* **Short exercise**
Extract every record, exactly as written, and ignore the pictures.

* **Given entries**
= = = = =

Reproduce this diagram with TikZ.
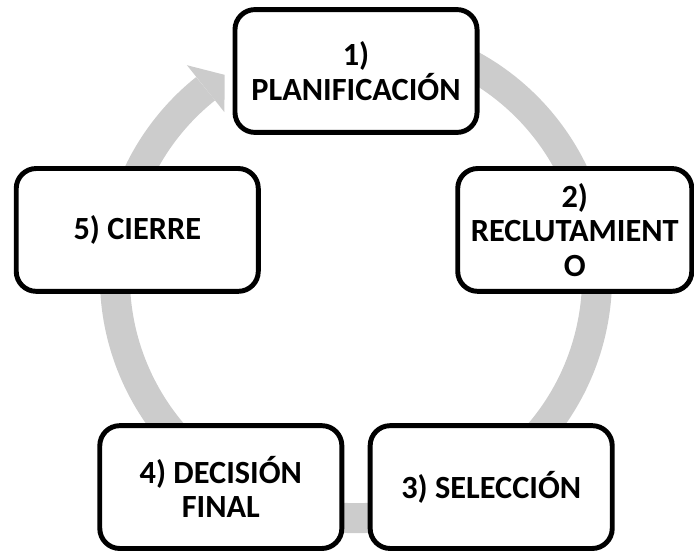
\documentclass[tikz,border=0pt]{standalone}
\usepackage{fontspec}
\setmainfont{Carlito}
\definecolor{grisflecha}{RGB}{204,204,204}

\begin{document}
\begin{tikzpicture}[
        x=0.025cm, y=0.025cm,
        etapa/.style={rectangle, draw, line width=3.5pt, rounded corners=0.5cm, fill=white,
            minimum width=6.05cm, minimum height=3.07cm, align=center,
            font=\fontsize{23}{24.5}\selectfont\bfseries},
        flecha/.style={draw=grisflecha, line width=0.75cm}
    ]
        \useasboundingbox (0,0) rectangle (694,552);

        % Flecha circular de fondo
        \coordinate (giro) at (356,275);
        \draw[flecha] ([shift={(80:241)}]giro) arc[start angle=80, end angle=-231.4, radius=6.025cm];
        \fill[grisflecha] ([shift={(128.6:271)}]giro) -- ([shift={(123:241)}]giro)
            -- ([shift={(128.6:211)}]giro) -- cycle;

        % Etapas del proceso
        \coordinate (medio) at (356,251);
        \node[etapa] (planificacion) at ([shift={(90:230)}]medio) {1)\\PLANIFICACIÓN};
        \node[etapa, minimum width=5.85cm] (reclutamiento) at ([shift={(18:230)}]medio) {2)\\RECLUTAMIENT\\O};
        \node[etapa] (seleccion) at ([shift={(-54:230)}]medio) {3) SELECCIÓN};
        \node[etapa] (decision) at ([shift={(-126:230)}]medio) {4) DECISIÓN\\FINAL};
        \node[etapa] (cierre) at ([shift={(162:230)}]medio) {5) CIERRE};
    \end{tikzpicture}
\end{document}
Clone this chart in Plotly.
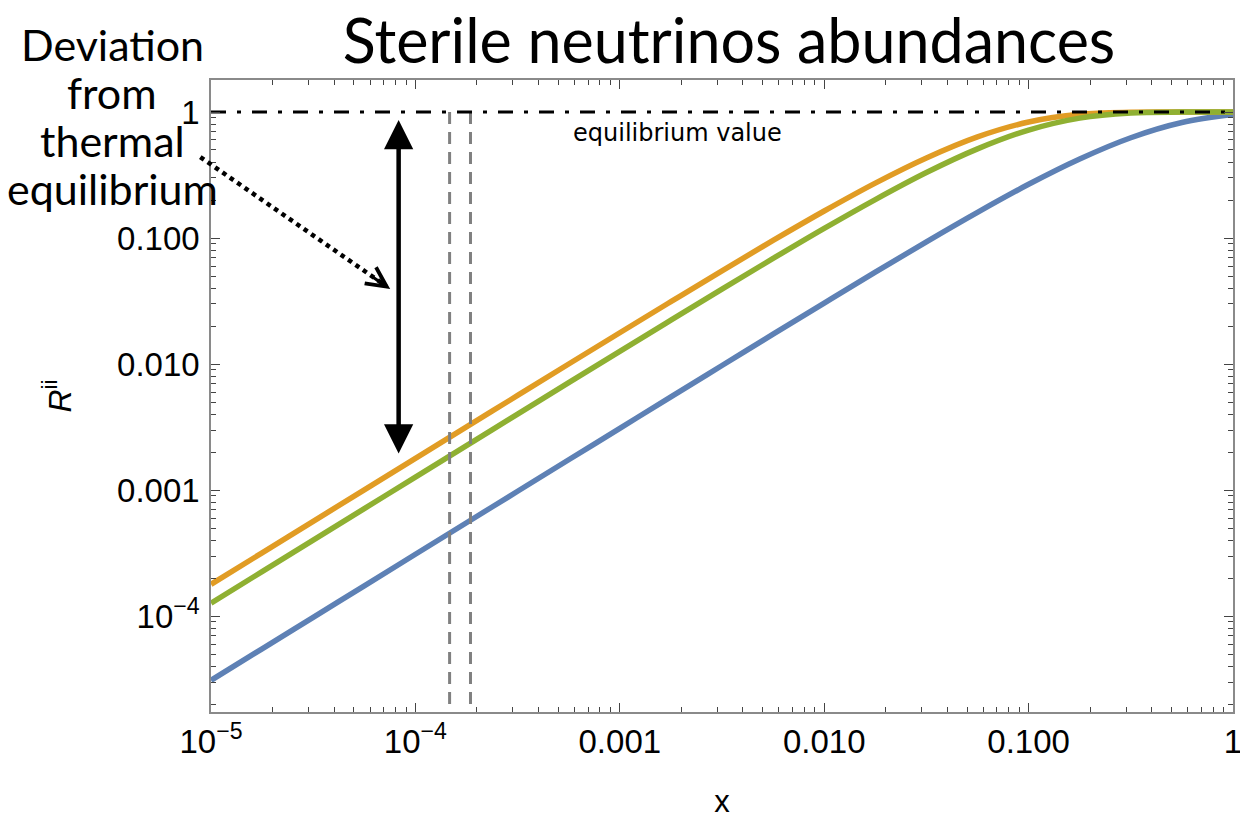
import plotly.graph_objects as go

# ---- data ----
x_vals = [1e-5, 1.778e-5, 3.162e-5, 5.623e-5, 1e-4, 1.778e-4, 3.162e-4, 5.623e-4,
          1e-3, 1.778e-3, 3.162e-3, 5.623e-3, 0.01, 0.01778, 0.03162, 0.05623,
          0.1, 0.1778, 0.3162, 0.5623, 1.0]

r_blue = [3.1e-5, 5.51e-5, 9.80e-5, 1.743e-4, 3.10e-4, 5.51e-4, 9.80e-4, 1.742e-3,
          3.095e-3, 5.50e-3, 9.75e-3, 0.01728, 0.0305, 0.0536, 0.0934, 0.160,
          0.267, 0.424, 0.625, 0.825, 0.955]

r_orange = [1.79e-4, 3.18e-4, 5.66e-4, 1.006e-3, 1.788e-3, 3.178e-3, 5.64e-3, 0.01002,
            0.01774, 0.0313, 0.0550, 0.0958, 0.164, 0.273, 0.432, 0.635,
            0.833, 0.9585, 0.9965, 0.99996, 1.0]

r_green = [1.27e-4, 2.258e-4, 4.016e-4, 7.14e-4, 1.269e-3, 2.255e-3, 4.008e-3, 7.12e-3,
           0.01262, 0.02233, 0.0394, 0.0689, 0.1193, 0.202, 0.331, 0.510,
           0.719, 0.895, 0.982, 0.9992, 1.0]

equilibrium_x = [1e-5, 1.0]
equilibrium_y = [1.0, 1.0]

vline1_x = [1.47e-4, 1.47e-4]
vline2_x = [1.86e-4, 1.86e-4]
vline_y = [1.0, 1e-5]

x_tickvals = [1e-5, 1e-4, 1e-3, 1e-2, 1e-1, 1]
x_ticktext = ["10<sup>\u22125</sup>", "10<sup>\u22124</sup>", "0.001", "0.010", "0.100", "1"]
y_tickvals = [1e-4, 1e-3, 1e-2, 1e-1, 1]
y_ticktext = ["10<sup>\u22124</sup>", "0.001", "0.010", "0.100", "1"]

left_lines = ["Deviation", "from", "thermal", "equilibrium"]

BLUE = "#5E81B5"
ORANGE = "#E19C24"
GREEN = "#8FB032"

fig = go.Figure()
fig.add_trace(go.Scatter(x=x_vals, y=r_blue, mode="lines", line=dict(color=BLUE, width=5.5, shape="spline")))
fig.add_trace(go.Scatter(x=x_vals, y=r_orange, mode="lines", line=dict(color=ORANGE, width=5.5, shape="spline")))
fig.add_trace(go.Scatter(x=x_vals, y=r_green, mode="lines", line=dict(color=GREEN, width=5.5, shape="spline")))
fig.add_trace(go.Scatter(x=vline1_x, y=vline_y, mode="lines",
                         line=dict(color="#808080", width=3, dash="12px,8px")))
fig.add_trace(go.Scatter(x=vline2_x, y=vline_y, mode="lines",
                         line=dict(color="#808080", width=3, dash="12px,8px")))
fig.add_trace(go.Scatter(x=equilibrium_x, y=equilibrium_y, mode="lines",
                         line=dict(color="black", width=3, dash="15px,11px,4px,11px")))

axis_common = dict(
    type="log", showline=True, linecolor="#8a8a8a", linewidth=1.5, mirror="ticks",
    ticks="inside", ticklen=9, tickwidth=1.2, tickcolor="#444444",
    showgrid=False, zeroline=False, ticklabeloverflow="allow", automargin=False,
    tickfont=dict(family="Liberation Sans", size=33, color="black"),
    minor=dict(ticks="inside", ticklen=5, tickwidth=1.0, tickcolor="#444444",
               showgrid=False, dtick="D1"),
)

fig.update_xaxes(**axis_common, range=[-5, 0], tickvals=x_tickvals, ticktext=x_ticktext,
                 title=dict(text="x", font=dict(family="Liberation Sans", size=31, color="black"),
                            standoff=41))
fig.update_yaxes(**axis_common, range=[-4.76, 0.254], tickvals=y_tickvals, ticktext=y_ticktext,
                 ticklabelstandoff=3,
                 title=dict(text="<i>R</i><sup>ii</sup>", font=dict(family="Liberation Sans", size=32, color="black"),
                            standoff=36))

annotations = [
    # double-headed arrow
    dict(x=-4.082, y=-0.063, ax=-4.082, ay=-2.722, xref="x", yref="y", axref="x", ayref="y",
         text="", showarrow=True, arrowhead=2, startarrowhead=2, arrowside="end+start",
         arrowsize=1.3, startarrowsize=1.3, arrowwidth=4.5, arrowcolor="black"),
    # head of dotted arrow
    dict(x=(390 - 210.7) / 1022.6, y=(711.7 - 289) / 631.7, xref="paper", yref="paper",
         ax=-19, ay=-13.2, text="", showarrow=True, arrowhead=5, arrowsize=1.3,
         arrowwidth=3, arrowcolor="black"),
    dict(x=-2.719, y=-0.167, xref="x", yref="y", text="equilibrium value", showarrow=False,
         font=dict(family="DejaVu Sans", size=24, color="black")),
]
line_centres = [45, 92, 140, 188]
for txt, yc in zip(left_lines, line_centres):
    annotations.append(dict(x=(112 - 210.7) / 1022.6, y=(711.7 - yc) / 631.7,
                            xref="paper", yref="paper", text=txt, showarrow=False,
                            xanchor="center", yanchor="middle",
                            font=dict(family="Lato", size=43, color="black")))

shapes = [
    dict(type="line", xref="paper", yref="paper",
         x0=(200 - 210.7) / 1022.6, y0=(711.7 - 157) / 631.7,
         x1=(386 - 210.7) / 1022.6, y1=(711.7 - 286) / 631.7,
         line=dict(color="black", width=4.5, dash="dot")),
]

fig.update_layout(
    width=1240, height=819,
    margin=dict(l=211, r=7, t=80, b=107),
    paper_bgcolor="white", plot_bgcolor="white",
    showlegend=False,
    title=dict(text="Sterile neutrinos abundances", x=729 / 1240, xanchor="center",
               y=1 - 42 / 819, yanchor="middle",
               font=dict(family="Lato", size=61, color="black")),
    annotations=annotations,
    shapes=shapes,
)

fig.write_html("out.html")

= = = = =

* **Answer to this task**
Reproduce this diagram with TikZ.
\documentclass[tikz,border=0pt]{standalone}
\usepackage{fontspec}
\setmainfont{Carlito}
\definecolor{grisflecha}{RGB}{204,204,204}

\begin{document}
\begin{tikzpicture}[
        x=0.025cm, y=0.025cm,
        etapa/.style={rectangle, draw, line width=3.5pt, rounded corners=0.5cm, fill=white,
            minimum width=6.05cm, minimum height=3.07cm, align=center,
            font=\fontsize{23}{24.5}\selectfont\bfseries},
        flecha/.style={draw=grisflecha, line width=0.75cm}
    ]
        \useasboundingbox (0,0) rectangle (694,552);

        % Flecha circular de fondo
        \coordinate (giro) at (356,275);
        \draw[flecha] ([shift={(80:241)}]giro) arc[start angle=80, end angle=-231.4, radius=6.025cm];
        \fill[grisflecha] ([shift={(128.6:271)}]giro) -- ([shift={(123:241)}]giro)
            -- ([shift={(128.6:211)}]giro) -- cycle;

        % Etapas del proceso
        \coordinate (medio) at (356,251);
        \node[etapa] (planificacion) at ([shift={(90:230)}]medio) {1)\\PLANIFICACIÓN};
        \node[etapa, minimum width=5.85cm] (reclutamiento) at ([shift={(18:230)}]medio) {2)\\RECLUTAMIENT\\O};
        \node[etapa] (seleccion) at ([shift={(-54:230)}]medio) {3) SELECCIÓN};
        \node[etapa] (decision) at ([shift={(-126:230)}]medio) {4) DECISIÓN\\FINAL};
        \node[etapa] (cierre) at ([shift={(162:230)}]medio) {5) CIERRE};
    \end{tikzpicture}
\end{document}
Clone this chart in Plotly.
import plotly.graph_objects as go

# ---- data ----
x_vals = [1e-5, 1.778e-5, 3.162e-5, 5.623e-5, 1e-4, 1.778e-4, 3.162e-4, 5.623e-4,
          1e-3, 1.778e-3, 3.162e-3, 5.623e-3, 0.01, 0.01778, 0.03162, 0.05623,
          0.1, 0.1778, 0.3162, 0.5623, 1.0]

r_blue = [3.1e-5, 5.51e-5, 9.80e-5, 1.743e-4, 3.10e-4, 5.51e-4, 9.80e-4, 1.742e-3,
          3.095e-3, 5.50e-3, 9.75e-3, 0.01728, 0.0305, 0.0536, 0.0934, 0.160,
          0.267, 0.424, 0.625, 0.825, 0.955]

r_orange = [1.79e-4, 3.18e-4, 5.66e-4, 1.006e-3, 1.788e-3, 3.178e-3, 5.64e-3, 0.01002,
            0.01774, 0.0313, 0.0550, 0.0958, 0.164, 0.273, 0.432, 0.635,
            0.833, 0.9585, 0.9965, 0.99996, 1.0]

r_green = [1.27e-4, 2.258e-4, 4.016e-4, 7.14e-4, 1.269e-3, 2.255e-3, 4.008e-3, 7.12e-3,
           0.01262, 0.02233, 0.0394, 0.0689, 0.1193, 0.202, 0.331, 0.510,
           0.719, 0.895, 0.982, 0.9992, 1.0]

equilibrium_x = [1e-5, 1.0]
equilibrium_y = [1.0, 1.0]

vline1_x = [1.47e-4, 1.47e-4]
vline2_x = [1.86e-4, 1.86e-4]
vline_y = [1.0, 1e-5]

x_tickvals = [1e-5, 1e-4, 1e-3, 1e-2, 1e-1, 1]
x_ticktext = ["10<sup>\u22125</sup>", "10<sup>\u22124</sup>", "0.001", "0.010", "0.100", "1"]
y_tickvals = [1e-4, 1e-3, 1e-2, 1e-1, 1]
y_ticktext = ["10<sup>\u22124</sup>", "0.001", "0.010", "0.100", "1"]

left_lines = ["Deviation", "from", "thermal", "equilibrium"]

BLUE = "#5E81B5"
ORANGE = "#E19C24"
GREEN = "#8FB032"

fig = go.Figure()
fig.add_trace(go.Scatter(x=x_vals, y=r_blue, mode="lines", line=dict(color=BLUE, width=5.5, shape="spline")))
fig.add_trace(go.Scatter(x=x_vals, y=r_orange, mode="lines", line=dict(color=ORANGE, width=5.5, shape="spline")))
fig.add_trace(go.Scatter(x=x_vals, y=r_green, mode="lines", line=dict(color=GREEN, width=5.5, shape="spline")))
fig.add_trace(go.Scatter(x=vline1_x, y=vline_y, mode="lines",
                         line=dict(color="#808080", width=3, dash="12px,8px")))
fig.add_trace(go.Scatter(x=vline2_x, y=vline_y, mode="lines",
                         line=dict(color="#808080", width=3, dash="12px,8px")))
fig.add_trace(go.Scatter(x=equilibrium_x, y=equilibrium_y, mode="lines",
                         line=dict(color="black", width=3, dash="15px,11px,4px,11px")))

axis_common = dict(
    type="log", showline=True, linecolor="#8a8a8a", linewidth=1.5, mirror="ticks",
    ticks="inside", ticklen=9, tickwidth=1.2, tickcolor="#444444",
    showgrid=False, zeroline=False, ticklabeloverflow="allow", automargin=False,
    tickfont=dict(family="Liberation Sans", size=33, color="black"),
    minor=dict(ticks="inside", ticklen=5, tickwidth=1.0, tickcolor="#444444",
               showgrid=False, dtick="D1"),
)

fig.update_xaxes(**axis_common, range=[-5, 0], tickvals=x_tickvals, ticktext=x_ticktext,
                 title=dict(text="x", font=dict(family="Liberation Sans", size=31, color="black"),
                            standoff=41))
fig.update_yaxes(**axis_common, range=[-4.76, 0.254], tickvals=y_tickvals, ticktext=y_ticktext,
                 ticklabelstandoff=3,
                 title=dict(text="<i>R</i><sup>ii</sup>", font=dict(family="Liberation Sans", size=32, color="black"),
                            standoff=36))

annotations = [
    # double-headed arrow
    dict(x=-4.082, y=-0.063, ax=-4.082, ay=-2.722, xref="x", yref="y", axref="x", ayref="y",
         text="", showarrow=True, arrowhead=2, startarrowhead=2, arrowside="end+start",
         arrowsize=1.3, startarrowsize=1.3, arrowwidth=4.5, arrowcolor="black"),
    # head of dotted arrow
    dict(x=(390 - 210.7) / 1022.6, y=(711.7 - 289) / 631.7, xref="paper", yref="paper",
         ax=-19, ay=-13.2, text="", showarrow=True, arrowhead=5, arrowsize=1.3,
         arrowwidth=3, arrowcolor="black"),
    dict(x=-2.719, y=-0.167, xref="x", yref="y", text="equilibrium value", showarrow=False,
         font=dict(family="DejaVu Sans", size=24, color="black")),
]
line_centres = [45, 92, 140, 188]
for txt, yc in zip(left_lines, line_centres):
    annotations.append(dict(x=(112 - 210.7) / 1022.6, y=(711.7 - yc) / 631.7,
                            xref="paper", yref="paper", text=txt, showarrow=False,
                            xanchor="center", yanchor="middle",
                            font=dict(family="Lato", size=43, color="black")))

shapes = [
    dict(type="line", xref="paper", yref="paper",
         x0=(200 - 210.7) / 1022.6, y0=(711.7 - 157) / 631.7,
         x1=(386 - 210.7) / 1022.6, y1=(711.7 - 286) / 631.7,
         line=dict(color="black", width=4.5, dash="dot")),
]

fig.update_layout(
    width=1240, height=819,
    margin=dict(l=211, r=7, t=80, b=107),
    paper_bgcolor="white", plot_bgcolor="white",
    showlegend=False,
    title=dict(text="Sterile neutrinos abundances", x=729 / 1240, xanchor="center",
               y=1 - 42 / 819, yanchor="middle",
               font=dict(family="Lato", size=61, color="black")),
    annotations=annotations,
    shapes=shapes,
)

fig.write_html("out.html")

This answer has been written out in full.